From [add link to paper here]

Overview

This is an implementation of the Goldilocks attack on code2seq. The attack is performed in a number of steps, but the automation script should do the heavy lifting of putting everything together.

Installation

  1. To install this attack, you will first need to install Python 3.5+ and all of the dependencies listed in python/requirements.txt.

  2. You will need an installation of the Java Runtime Environment (version 8+). I recommend sudo apt install default-jre.

  3. This repository includes a modified implementation of code2seq (original can be found at https://github.com/tech-srl/code2seq). Add our implementation of code2seq to your PYTHONPATH.

  4. The file python/attack_config.py includes a few parameters that can be modified to configure the attack, including the dataset to perturb and the code2seq model to use. Take a look at this file and determine the appropriate configuration. To reproduce the java-large results of the paper, you do not have to change this file.

  5. If you wish to reproduce the java-large results of the paper, you can run the script bash/download-model-and-dataset.sh and follow the instructions. Run this script from the bash directory.

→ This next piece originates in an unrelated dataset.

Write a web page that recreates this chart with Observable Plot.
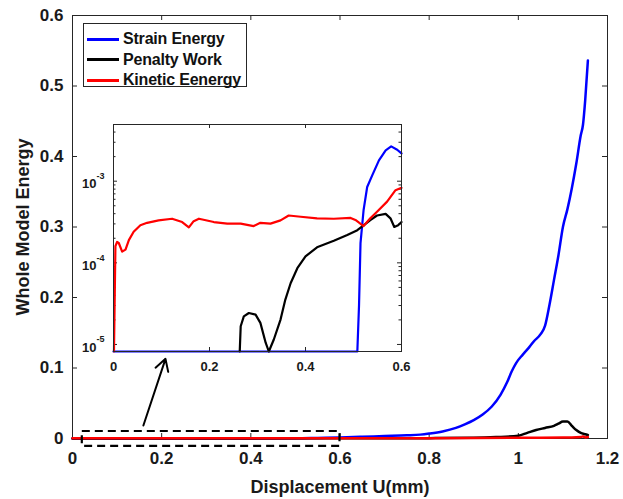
<!DOCTYPE html>
<html>
<head>
<meta charset="utf-8">
<script src="https://cdn.jsdelivr.net/npm/d3@7"></script>
<script src="https://cdn.jsdelivr.net/npm/@observablehq/plot@0.6"></script>
<style>
  body { margin: 0; background: #fff; }
  #wrap { position: relative; width: 623px; height: 499px; font-family: Arial, "Liberation Sans", sans-serif; }
  #inset { position: absolute; left: 68px; top: 119px; }
  #legend { position: absolute; left: 83px; top: 23px; width: 164px; height: 64px; border: 1px solid #262626; background: #fff; padding-top: 5px; box-sizing: border-box; }
  .row { display: flex; align-items: center; height: 20.5px; }
  .sw { width: 32px; height: 3px; margin-left: 3px; margin-right: 4px; }
  .lbl { font-weight: bold; font-size: 16px; color: #111; letter-spacing: -0.2px; }
</style>
</head>
<body>
<div id="wrap"></div>
<script>
// ---------- Data ----------
const seriesNames = ["Strain Energy", "Penalty Work", "Kinetic Eenergy"];
const seriesColors = ["#0000ff", "#000000", "#ff0000"];

// Main chart
const strainX = [0, 0.5, 0.55, 0.6, 0.65, 0.7, 0.75, 0.78, 0.8, 0.83, 0.86, 0.88, 0.9, 0.92, 0.94, 0.96, 0.975, 0.985, 0.995, 1.01, 1.025, 1.035, 1.05, 1.06, 1.07, 1.08, 1.09, 1.1, 1.11, 1.12, 1.13, 1.14, 1.145, 1.15, 1.156];
const strainY = [0, 0.0002, 0.0008, 0.0015, 0.0025, 0.0035, 0.0045, 0.0055, 0.007, 0.01, 0.015, 0.02, 0.026, 0.034, 0.045, 0.062, 0.08, 0.095, 0.107, 0.119, 0.13, 0.138, 0.148, 0.16, 0.19, 0.225, 0.26, 0.3, 0.325, 0.355, 0.39, 0.43, 0.445, 0.48, 0.536];

const penaltyX = [0, 0.6, 0.8, 0.9, 0.95, 1.0, 1.02, 1.04, 1.06, 1.08, 1.09, 1.1, 1.11, 1.12, 1.13, 1.14, 1.15, 1.156];
const penaltyY = [0, 0.0002, 0.0005, 0.001, 0.002, 0.004, 0.008, 0.012, 0.015, 0.018, 0.021, 0.024, 0.024, 0.018, 0.012, 0.008, 0.006, 0.005];

const kineticX = [0, 0.2, 0.4, 0.6, 0.8, 0.9, 1.0, 1.05, 1.1, 1.12, 1.14, 1.145, 1.15, 1.156];
const kineticY = [0.0003, 0.0003, 0.0003, 0.0004, 0.0005, 0.0007, 0.001, 0.0012, 0.0015, 0.0015, 0.002, 0.003, 0.0015, 0.002];

const xTicks = [0, 0.2, 0.4, 0.6, 0.8, 1, 1.2];
const yTicks = [0, 0.1, 0.2, 0.3, 0.4, 0.5, 0.6];

// Zoom box and arrow (data coordinates of the main chart)
const zoomBox = [{x1: 0.022, x2: 0.6, y1: -0.0113, y2: 0.0099}];
const zoomArrow = [{x1: 0.159, y1: 0.0184, x2: 0.2086, y2: 0.113}];

// Inset (log scale)
const insetStrainX = [0, 0.508, 0.5115, 0.5146, 0.521, 0.5285, 0.539, 0.553, 0.567, 0.5785, 0.591, 0.6];
const insetStrainY = [1e-7, 1e-7, 3e-5, 1.74e-4, 4.43e-4, 8.5e-4, 1.18e-3, 1.8e-3, 2.39e-3, 2.67e-3, 2.43e-3, 2.19e-3];

const insetPenaltyX = [0.263, 0.265, 0.2715, 0.282, 0.296, 0.306, 0.317, 0.3236, 0.334, 0.348, 0.358, 0.369, 0.383, 0.4, 0.424, 0.459, 0.487, 0.508, 0.521, 0.535, 0.549, 0.567, 0.577, 0.585, 0.593, 0.6];
const insetPenaltyY = [1e-7, 1.67e-5, 2.21e-5, 2.43e-5, 2.32e-5, 1.84e-5, 1.05e-5, 1e-7, 1.15e-5, 2.02e-5, 3.55e-5, 5.62e-5, 8.6e-5, 1.2e-4, 1.55e-4, 1.86e-4, 2.19e-4, 2.51e-4, 2.88e-4, 3.34e-4, 3.8e-4, 3.98e-4, 3.51e-4, 2.75e-4, 2.88e-4, 3.16e-4];

const insetKineticX = [0.001, 0.004, 0.0075, 0.011, 0.018, 0.025, 0.032, 0.042, 0.056, 0.07, 0.094, 0.122, 0.143, 0.157, 0.167, 0.178, 0.209, 0.237, 0.265, 0.292, 0.306, 0.327, 0.348, 0.365, 0.39, 0.424, 0.459, 0.494, 0.504, 0.521, 0.535, 0.549, 0.57, 0.5875, 0.6];
const insetKineticY = [1e-7, 1.6e-4, 1.8e-4, 1.75e-4, 1.37e-4, 1.45e-4, 1.9e-4, 2.4e-4, 2.88e-4, 3.09e-4, 3.31e-4, 3.47e-4, 3.16e-4, 2.72e-4, 3.24e-4, 3.47e-4, 3.16e-4, 3.02e-4, 3.02e-4, 2.82e-4, 3.09e-4, 3.02e-4, 3.31e-4, 3.8e-4, 3.67e-4, 3.51e-4, 3.47e-4, 3.55e-4, 3.35e-4, 2.82e-4, 3.51e-4, 4.23e-4, 5.62e-4, 7.76e-4, 8.3e-4];

const insetXTicks = [0, 0.2, 0.4, 0.6];
const insetYMajor = [1e-5, 1e-4, 1e-3];
const insetYMinor = [2e-5, 3e-5, 4e-5, 5e-5, 6e-5, 7e-5, 8e-5, 9e-5, 2e-4, 3e-4, 4e-4, 5e-4, 6e-4, 7e-4, 8e-4, 9e-4, 2e-3, 3e-3, 4e-3];

// ---------- Main chart ----------
const W = 623, H = 499, mL = 72, mR = 16, mT = 15, mB = 61;
const fw = W - mL - mR, fh = H - mT - mB;
const axisColor = "#262626";
const tk = 5;

const main = Plot.plot({
  width: W, height: H,
  marginLeft: mL, marginRight: mR, marginTop: mT, marginBottom: mB,
  x: {domain: [0, 1.2]},
  y: {domain: [0, 0.6]},
  style: {fontFamily: "Arial, 'Liberation Sans', sans-serif", fontWeight: "bold", fontSize: "17px", color: "#1a1a1a", background: "white", overflow: "visible"},
  marks: [
    Plot.frame({stroke: axisColor, strokeWidth: 1}),
    Plot.axisX(xTicks, {tickSize: 0, tickPadding: 13, tickFormat: d => String(d), label: null}),
    Plot.axisY(yTicks, {tickSize: 0, tickPadding: 9, tickFormat: d => String(d), label: null}),
    Plot.tickX(xTicks, {x: d => d, stroke: axisColor, insetTop: fh - tk}),
    Plot.tickX(xTicks, {x: d => d, stroke: axisColor, insetBottom: fh - tk}),
    Plot.tickY(yTicks, {y: d => d, stroke: axisColor, insetRight: fw - tk}),
    Plot.tickY(yTicks, {y: d => d, stroke: axisColor, insetLeft: fw - tk}),
    Plot.line(strainX, {x: strainX, y: strainY, stroke: seriesColors[0], strokeWidth: 2.5, curve: "monotone-x"}),
    Plot.line(penaltyX, {x: penaltyX, y: penaltyY, stroke: seriesColors[1], strokeWidth: 2.5, curve: "monotone-x"}),
    Plot.line(kineticX, {x: kineticX, y: kineticY, stroke: seriesColors[2], strokeWidth: 2.5}),
    Plot.rect(zoomBox, {x1: "x1", x2: "x2", y1: "y1", y2: "y2", fill: "none", stroke: "black", strokeWidth: 2.2, strokeDasharray: "8,5"}),
    Plot.arrow(zoomArrow, {x1: "x1", y1: "y1", x2: "x2", y2: "y2", stroke: "black", strokeWidth: 2, headLength: 10}),
    Plot.text(["Displacement U(mm)"], {frameAnchor: "bottom", dy: 54, fontSize: 18, fontWeight: "bold"}),
    Plot.text(["Whole Model Energy"], {frameAnchor: "left", dx: -49, rotate: -90, textAnchor: "middle", fontSize: 18, fontWeight: "bold"})
  ]
});

// ---------- Inset ----------
const iL = 45, iR = 5, iT = 5, iB = 25, ifw = 288, ifh = 227;
const itk = 4, itkm = 2.5;
const inset = Plot.plot({
  width: iL + ifw + iR, height: iT + ifh + iB,
  marginLeft: iL, marginRight: iR, marginTop: iT, marginBottom: iB,
  x: {domain: [0, 0.6]},
  y: {type: "log", domain: [8.2e-6, 4.95e-3], clamp: true},
  style: {fontFamily: "Arial, 'Liberation Sans', sans-serif", fontWeight: "bold", fontSize: "13px", color: "#1a1a1a", background: "transparent", overflow: "visible"},
  marks: [
    Plot.frame({fill: "white", stroke: "none"}),
    Plot.axisX(insetXTicks, {tickSize: 0, tickPadding: 10, tickFormat: d => String(d), label: null}),
    Plot.axisY([], {label: null}),
    Plot.tickX(insetXTicks, {x: d => d, stroke: axisColor, insetTop: ifh - itk}),
    Plot.tickX(insetXTicks, {x: d => d, stroke: axisColor, insetBottom: ifh - itk}),
    Plot.tickY(insetYMajor, {y: d => d, stroke: axisColor, insetRight: ifw - itk}),
    Plot.tickY(insetYMajor, {y: d => d, stroke: axisColor, insetLeft: ifw - itk}),
    Plot.tickY(insetYMinor, {y: d => d, stroke: axisColor, insetRight: ifw - itkm}),
    Plot.tickY(insetYMinor, {y: d => d, stroke: axisColor, insetLeft: ifw - itkm}),
    Plot.text(insetYMajor, {y: d => d, frameAnchor: "left", text: () => "10", textAnchor: "end", dx: -17, dy: 3, fontSize: 13, fontWeight: "bold"}),
    Plot.text(insetYMajor, {y: d => d, frameAnchor: "left", text: d => String(Math.round(Math.log10(d))), textAnchor: "start", dx: -17, dy: -5, fontSize: 9, fontWeight: "bold"}),
    Plot.line(insetStrainX, {x: insetStrainX, y: insetStrainY, stroke: seriesColors[0], strokeWidth: 2.2}),
    Plot.line(insetPenaltyX, {x: insetPenaltyX, y: insetPenaltyY, stroke: seriesColors[1], strokeWidth: 2.2}),
    Plot.line(insetKineticX, {x: insetKineticX, y: insetKineticY, stroke: seriesColors[2], strokeWidth: 2.2}),
    Plot.frame({stroke: axisColor, strokeWidth: 1})
  ]
});
inset.id = "inset";

// ---------- Legend ----------
const legend = document.createElement("div");
legend.id = "legend";
seriesNames.forEach((name, i) => {
  const row = document.createElement("div");
  row.className = "row";
  const sw = document.createElement("div");
  sw.className = "sw";
  sw.style.background = seriesColors[i];
  const lb = document.createElement("span");
  lb.className = "lbl";
  lb.textContent = name;
  row.append(sw, lb);
  legend.append(row);
});

const wrap = document.getElementById("wrap");
wrap.append(main, inset, legend);
</script>
</body>
</html>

  6. To get results, run automate.py --topk [topk] --dictionary {l2|frequency|random} --type {same|different|single} and look in the generated data/results folder. See instructions in the ./python section for further details.

./code2seq

The implementation of code2seq with modifications to the preprocessing script preprocess2.sh, along with a precompiled version of JavaExtractor.

./bash

  • download-model-and-dataset.sh is a script to download and automatically install the java-large model and the java-small dataset so that they are ready to be attacked.

./java

The implementation of RenameVariable, a tool that uses JavaParser to rename local variables for the attack.

./python

  • automate.py --topk [topk] --dictionary {l2|frequency|random} --type {same|different|single} runs the automate script to generate a perturbation using the l2, frequency, or random dictionary (--dictionary) with a top-k parameter of topk (integer). The attacks use a concatenation strategy of either single, 5-diff, or 5-same (--type).
  • {l2|frequency|all}_dictionary.py [topk] generates a vocabulary of the topk subtokens by the given metric.
  • attack_config.py has a few parameters to specify location of the code2seq model, input dataset, and output files.
  • filter_has_local_variables.py [c2s file] generates a file in c2s format from the c2s file input of only methods that contain local variables.
  • perturb_dataset.py [output directory] [vocabulary file] [subtoken concatenation strategy] calls the RenameVariable tool to perturb the dataset specified in attack_config.py with tokens from vocabulary file that are concatenated with concatenation strategy.
  • modified_model.py has an implementation of the code2seq model that exposes important internals.

./data

Miscellaneous data, including input and output files.